Run the script, and the book will be processed, its content split into chunks, and embeddings will be stored in Chroma.

### Deleting Files
uncomment the following two lines to delete a PDF file:
response = chatbot.delete_pdf_for_company(file_path)
print(response)

Run the script, and the specified file will be deleted from both Chroma and the PostgreSQL database

### Running the Main Agent with Tools for Extracting Topics and Generating Questions
To extract the main topics and generate questions from a PDF, follow these steps:

Ensure the necessary files are set up and dependencies are installed.

Run the Tools file to activate the main agent, which will handle the topic extraction and question generation

The main agent will process the PDF, extract key topics, and generate relevant questions based on the content of the book.

## Approaches to Interact with Structured Data in the Future

Handling structured data such as complex tables and merged cells in PDFs requires special attention to ensure that the data is properly parsed, stored, and made accessible for future tasks.

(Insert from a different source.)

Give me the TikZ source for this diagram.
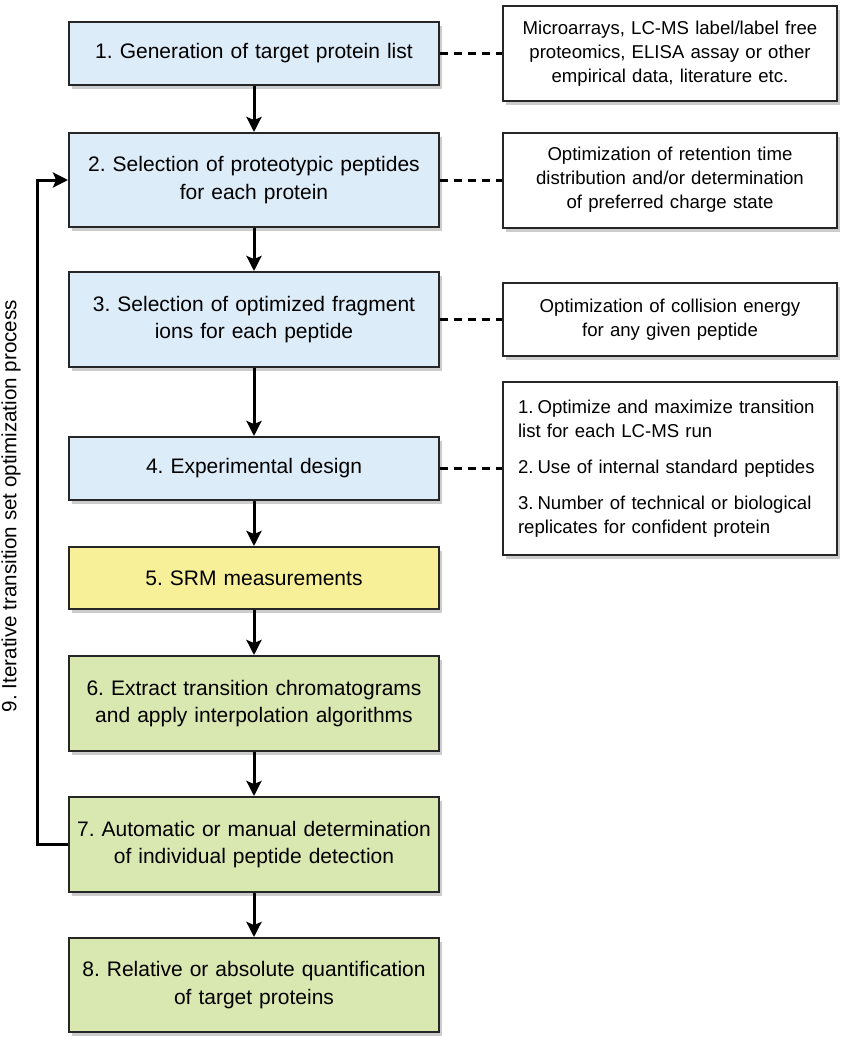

By organizing and processing this data separately at the beginning, we can ensure its integrity and usability across different stages of document analysis and processing.

The **SQL_Agent** file provides a simple implementation of how we can interact with structured data. This agent currently handles the parsing of structured data from PDFs, stores it in a PostgreSQL database, and can be easily adjusted to extend its functionality for future use cases.

By continuing to evolve this SQL_Agent, we can ensure that structured data is not only accurately captured but also maximized in its utility for multiple tasks such as topic extraction, question generation, and further analysis. This approach will play a crucial role in unlocking the full potential of document data processing in future applications.